French New Wave classic looks both forward and back.

BAND OF OUTSIDERS

written and directed by Jean-Luc Godard with Anna Karina, Claude Brasseur, and Sami Frey runs Nov. 23-29 at Varsity


THERE’S HARD GODARD and there’s easy Godard. His 1964 Band of Outsiders, a favorite flick of Quentin Tarantino, mercifully tips toward the latter, being one of the least political films of a famously political director during a turbulently political decade. It’s also a watershed movie in a way, a departure from his Breathless-style wanna-be gangsters and molls, a simple, nostalgic, capricious paean to the pulp fiction tropes he was already leaving behind. Ahead lie deconstructionist impulses also apparent in Band, as Godard adds storytelling kinks to the Parisian love triangle between innocent Odile (Anna Karina), Arthur (Claude Brasseur), and Frantz (Sami Frey), who meet in a tedious English class and impulsively decide to burglarize a rich tenant at Odile’s home.

Can you blame them? Their English teacher blathers Romeo and Juliet, but doomed, tragic love is the last thing on their minds. “I’m fed up. It’s impossible to get anywhere,” says Arthur, who suspends his fatalism at the prospect of their big heist. He and his best pal, Frantz, playact at being tough guys, dressing in trench coats and conducting index-finger shoot-outs (“Pow! Pow!”), but they’re very much poseurs, as Band‘s narrator (Godard) makes clear. Their behavior is “in keeping with the tradition of bad B-movies” we’re told, which undercuts the film-noir nihilism they affect.

Speeding recklessly through wintry Paris in a battered Simca convertible, our three leads are thus reduced to types by the narrator’s mock-poetic descriptions of cityscapes, mood, and character motivation. “The images speak for themselves,” Godard says, then does the talking for them. Yet somehow the tension between omniscient teller and pulpy tale coalesces into vivid, timeless, irreducible scenes: the three erupting into a cafe line dance (see Pulp Fiction); running through the Louvre in a world record nine minutes, 43 seconds; Karina (Godard’s almost unbearably lovely then-wife) bursting into sad chanson (“Things are not what they are”); an utterly implausible final shoot-out.

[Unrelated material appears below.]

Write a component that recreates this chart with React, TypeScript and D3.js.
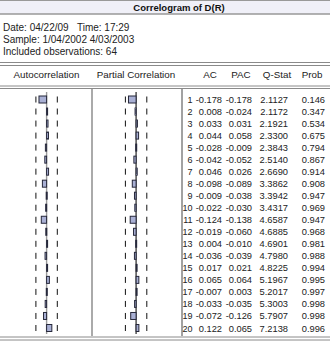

None of them are meant seriously, of course, and Band‘s biggest shock (today) comes with a newspaper headline about tribal massacres in Rwanda. One might think, 37 years and nothing’s changed, but that’s not true. No matter how Godard here harkens back to quaint fedoras and six-shooters, his self-conscious narrative chicanery is thoroughly forward-looking. “Classique = moderne,” the English teacher writes on her blackboard, citing T.S. Eliot to her bored students. Here we begin to see Godard’s midcareer pedantry emerging. Theory will soon outpace plot; lovers will count for less than self-reflexive love stories.

“I’m disgusted with life,” says Odile, but you don’t believe her for a second. (Karina’s bursting with life, which may be why she could only stand Godard for seven years.) Instead, it’s Godard’s pessimistic whispering in your ear that rings true. He’s tired of the old Bogie-isms and cinematic gestures; by ’64 he’s outgrown them—and perhaps his popular audience as well. Yet in Band, an accessible but still diffident movie, the director’s ossification still can’t finally diminish his characters’ will to live.